Using the records below, report how many lines hold "chart", with no extra text.

SUPPLIED INFORMATION:
⁂
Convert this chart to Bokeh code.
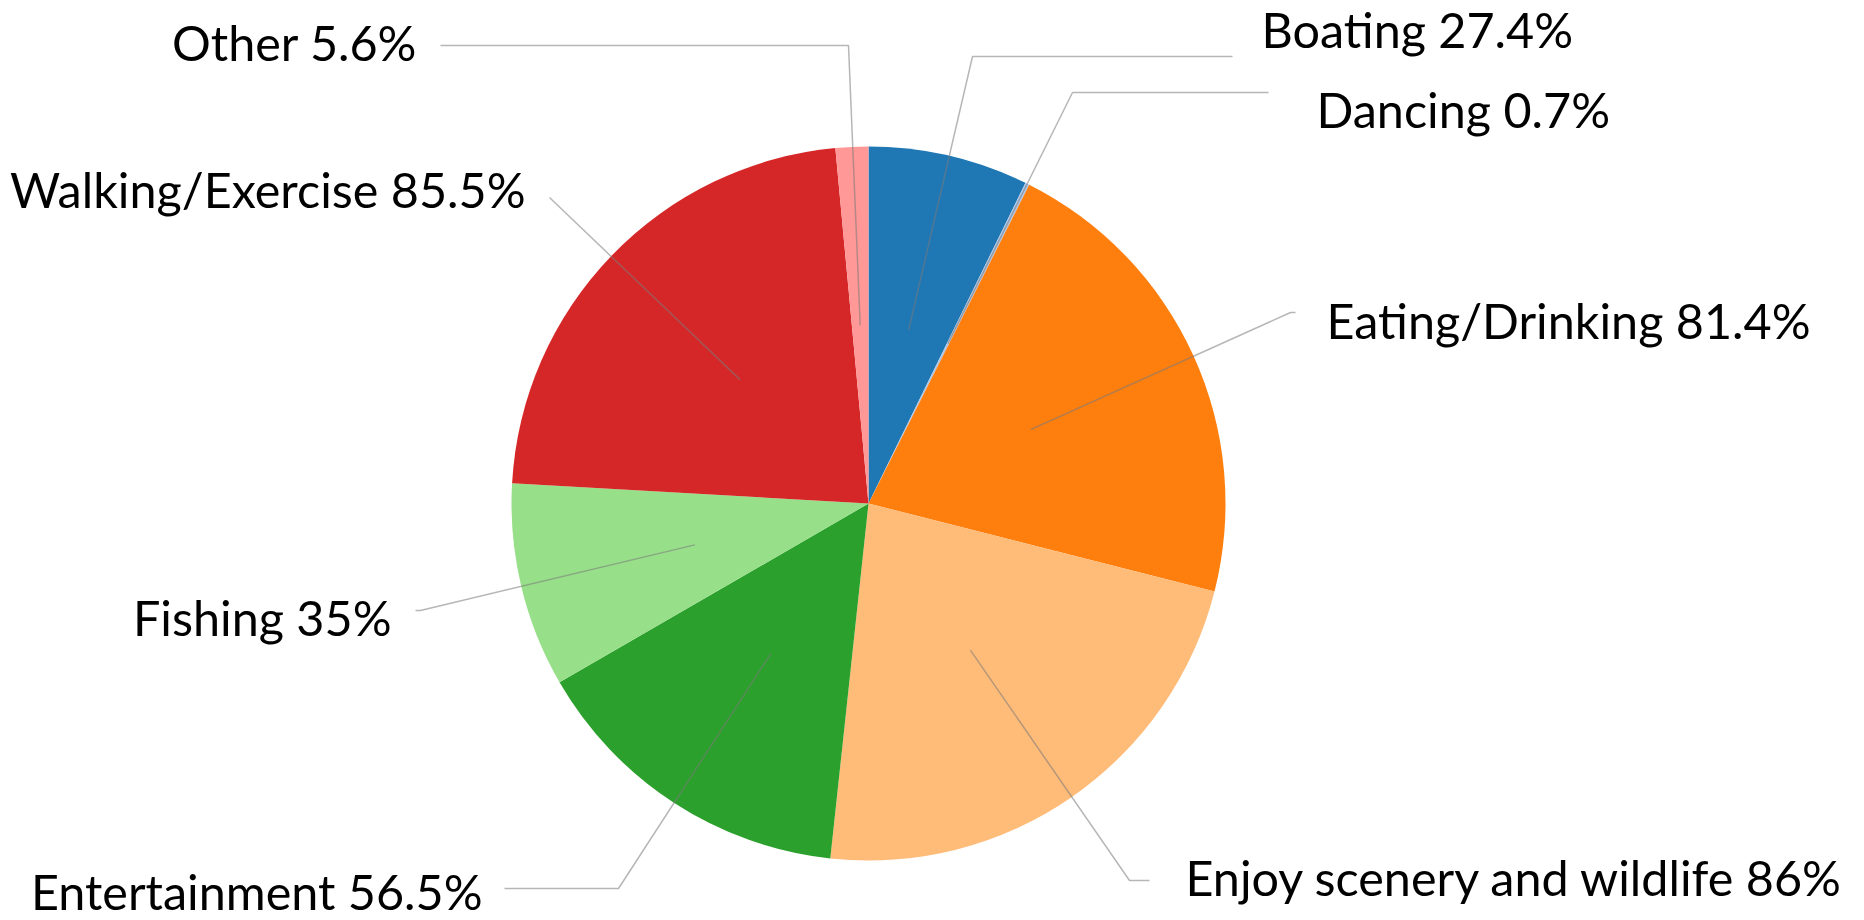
⁂
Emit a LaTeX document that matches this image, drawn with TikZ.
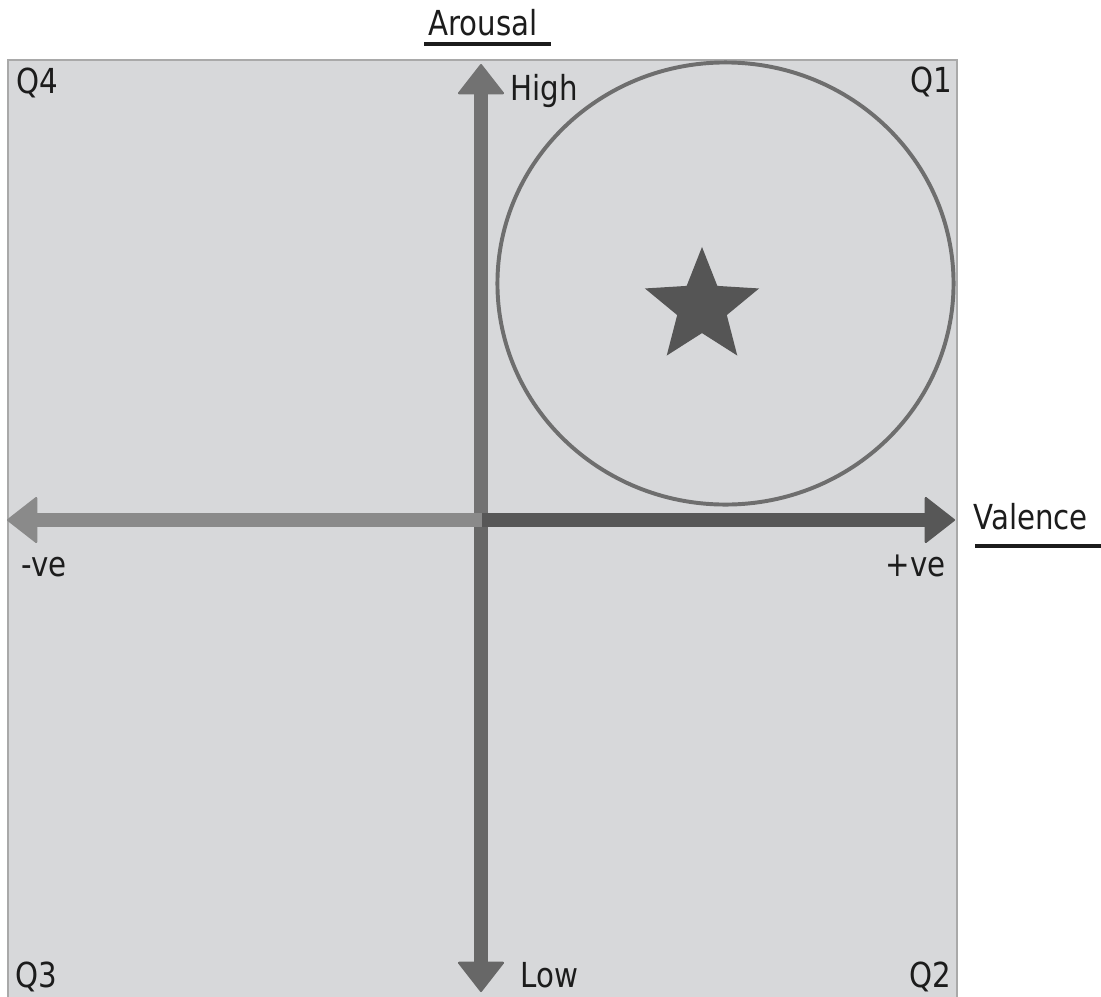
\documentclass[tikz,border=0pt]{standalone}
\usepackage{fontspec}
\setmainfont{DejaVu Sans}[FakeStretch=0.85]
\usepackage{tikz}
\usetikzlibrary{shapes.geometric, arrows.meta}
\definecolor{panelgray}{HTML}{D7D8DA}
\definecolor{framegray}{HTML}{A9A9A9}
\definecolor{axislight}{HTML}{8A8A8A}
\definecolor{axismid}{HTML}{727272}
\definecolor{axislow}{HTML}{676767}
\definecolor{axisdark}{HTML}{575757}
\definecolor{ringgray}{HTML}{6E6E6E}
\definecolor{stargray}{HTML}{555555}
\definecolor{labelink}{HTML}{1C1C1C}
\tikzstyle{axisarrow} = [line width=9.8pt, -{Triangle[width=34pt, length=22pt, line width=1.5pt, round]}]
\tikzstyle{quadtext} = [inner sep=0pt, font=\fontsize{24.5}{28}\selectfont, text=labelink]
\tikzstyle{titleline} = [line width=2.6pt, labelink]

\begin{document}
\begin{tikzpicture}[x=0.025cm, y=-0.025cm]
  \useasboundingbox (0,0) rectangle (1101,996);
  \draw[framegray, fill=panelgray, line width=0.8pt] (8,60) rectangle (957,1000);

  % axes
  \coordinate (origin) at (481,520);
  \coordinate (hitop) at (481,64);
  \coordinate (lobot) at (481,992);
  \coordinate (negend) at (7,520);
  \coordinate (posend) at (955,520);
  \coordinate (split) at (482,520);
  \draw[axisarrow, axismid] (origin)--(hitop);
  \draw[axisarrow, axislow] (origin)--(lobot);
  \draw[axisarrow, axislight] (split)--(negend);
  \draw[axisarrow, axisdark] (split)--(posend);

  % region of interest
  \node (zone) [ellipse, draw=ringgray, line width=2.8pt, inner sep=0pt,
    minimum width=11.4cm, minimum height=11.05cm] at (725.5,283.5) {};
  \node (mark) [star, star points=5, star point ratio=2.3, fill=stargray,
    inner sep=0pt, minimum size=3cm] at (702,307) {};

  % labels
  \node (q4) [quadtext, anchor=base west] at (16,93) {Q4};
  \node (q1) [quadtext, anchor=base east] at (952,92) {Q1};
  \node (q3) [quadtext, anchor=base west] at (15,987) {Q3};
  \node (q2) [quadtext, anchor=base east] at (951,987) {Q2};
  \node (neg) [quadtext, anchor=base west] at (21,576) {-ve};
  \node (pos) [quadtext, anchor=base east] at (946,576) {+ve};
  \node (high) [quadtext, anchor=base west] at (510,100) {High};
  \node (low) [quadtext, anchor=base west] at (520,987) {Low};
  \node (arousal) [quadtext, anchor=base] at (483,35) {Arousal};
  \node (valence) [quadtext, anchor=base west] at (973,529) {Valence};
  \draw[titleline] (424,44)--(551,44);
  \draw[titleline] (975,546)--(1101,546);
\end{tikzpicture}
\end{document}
⁂
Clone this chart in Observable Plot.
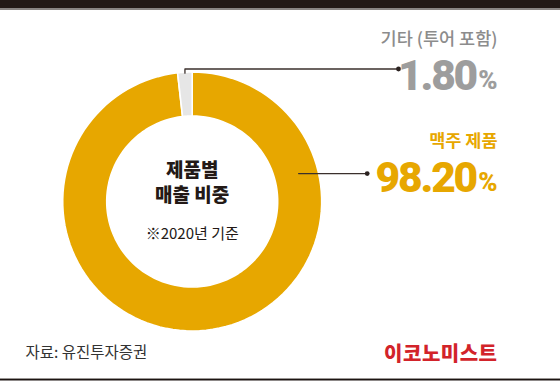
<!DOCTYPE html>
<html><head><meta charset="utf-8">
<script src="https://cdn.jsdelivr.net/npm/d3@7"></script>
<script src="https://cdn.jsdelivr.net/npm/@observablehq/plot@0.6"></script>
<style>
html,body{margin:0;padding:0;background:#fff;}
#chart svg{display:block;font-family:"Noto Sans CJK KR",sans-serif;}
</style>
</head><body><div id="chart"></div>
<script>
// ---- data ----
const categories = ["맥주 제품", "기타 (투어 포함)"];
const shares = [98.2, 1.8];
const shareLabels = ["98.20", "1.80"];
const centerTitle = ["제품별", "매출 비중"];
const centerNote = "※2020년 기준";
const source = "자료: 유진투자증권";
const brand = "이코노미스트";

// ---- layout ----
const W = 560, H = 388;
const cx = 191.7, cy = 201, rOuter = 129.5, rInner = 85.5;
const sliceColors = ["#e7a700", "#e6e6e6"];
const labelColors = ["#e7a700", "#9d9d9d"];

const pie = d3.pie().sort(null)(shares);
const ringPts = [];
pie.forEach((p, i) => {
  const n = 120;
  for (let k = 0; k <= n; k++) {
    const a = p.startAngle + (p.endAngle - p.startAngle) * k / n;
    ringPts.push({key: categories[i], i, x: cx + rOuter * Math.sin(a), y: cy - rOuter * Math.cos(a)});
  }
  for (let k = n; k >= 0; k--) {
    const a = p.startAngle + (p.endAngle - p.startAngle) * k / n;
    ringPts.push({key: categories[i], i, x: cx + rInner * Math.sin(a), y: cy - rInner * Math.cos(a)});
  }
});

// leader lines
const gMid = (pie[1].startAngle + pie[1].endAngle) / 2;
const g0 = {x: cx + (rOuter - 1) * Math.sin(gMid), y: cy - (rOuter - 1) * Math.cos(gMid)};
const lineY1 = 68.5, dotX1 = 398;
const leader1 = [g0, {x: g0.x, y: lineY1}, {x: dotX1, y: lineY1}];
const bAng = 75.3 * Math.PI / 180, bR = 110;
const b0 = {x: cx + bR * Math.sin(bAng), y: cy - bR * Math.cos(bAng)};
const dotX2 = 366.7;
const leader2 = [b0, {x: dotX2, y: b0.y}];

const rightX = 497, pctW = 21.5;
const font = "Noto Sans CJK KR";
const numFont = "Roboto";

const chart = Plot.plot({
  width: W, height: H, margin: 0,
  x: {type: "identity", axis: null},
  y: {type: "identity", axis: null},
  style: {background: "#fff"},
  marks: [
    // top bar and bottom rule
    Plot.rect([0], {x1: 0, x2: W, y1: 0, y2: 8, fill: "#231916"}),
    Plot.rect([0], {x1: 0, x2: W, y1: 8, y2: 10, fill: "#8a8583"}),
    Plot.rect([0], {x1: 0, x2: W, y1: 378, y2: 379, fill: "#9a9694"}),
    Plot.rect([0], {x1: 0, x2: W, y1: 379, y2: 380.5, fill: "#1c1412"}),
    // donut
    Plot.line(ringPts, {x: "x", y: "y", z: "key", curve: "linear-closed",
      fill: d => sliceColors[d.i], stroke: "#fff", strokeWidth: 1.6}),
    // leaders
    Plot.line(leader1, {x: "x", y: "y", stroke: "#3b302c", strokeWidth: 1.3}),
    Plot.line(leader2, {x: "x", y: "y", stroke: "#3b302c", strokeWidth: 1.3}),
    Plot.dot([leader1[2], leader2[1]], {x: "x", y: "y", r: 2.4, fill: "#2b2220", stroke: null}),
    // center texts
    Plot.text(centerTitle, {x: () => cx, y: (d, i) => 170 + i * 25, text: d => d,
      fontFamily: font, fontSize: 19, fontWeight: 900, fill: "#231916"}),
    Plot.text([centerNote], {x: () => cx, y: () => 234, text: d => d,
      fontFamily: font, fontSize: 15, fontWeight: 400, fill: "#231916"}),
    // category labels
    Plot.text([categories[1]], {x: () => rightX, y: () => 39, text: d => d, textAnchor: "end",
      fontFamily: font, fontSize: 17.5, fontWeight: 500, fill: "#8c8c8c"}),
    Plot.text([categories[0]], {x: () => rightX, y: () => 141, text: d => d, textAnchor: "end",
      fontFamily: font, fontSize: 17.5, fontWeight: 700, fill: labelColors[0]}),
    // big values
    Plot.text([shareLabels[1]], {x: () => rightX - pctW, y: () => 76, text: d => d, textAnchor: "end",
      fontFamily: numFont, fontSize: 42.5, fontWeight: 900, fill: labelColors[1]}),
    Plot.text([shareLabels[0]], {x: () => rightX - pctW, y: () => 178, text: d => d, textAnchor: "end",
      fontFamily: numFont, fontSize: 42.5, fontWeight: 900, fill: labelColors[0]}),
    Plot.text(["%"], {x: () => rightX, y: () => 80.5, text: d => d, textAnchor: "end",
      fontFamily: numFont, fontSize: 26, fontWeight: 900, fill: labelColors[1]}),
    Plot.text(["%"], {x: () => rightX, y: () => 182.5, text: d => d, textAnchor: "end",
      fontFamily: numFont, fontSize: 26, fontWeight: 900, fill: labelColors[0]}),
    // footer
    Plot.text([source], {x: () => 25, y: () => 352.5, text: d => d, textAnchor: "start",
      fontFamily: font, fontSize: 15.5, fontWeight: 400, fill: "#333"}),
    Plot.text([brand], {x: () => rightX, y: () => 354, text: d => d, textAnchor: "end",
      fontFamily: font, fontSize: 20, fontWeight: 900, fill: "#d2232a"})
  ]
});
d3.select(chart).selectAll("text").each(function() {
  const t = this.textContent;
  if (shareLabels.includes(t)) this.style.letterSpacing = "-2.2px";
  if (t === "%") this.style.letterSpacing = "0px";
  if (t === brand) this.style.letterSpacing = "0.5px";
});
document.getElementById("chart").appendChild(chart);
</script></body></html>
⁂
EXERCISE OUTPUT: 7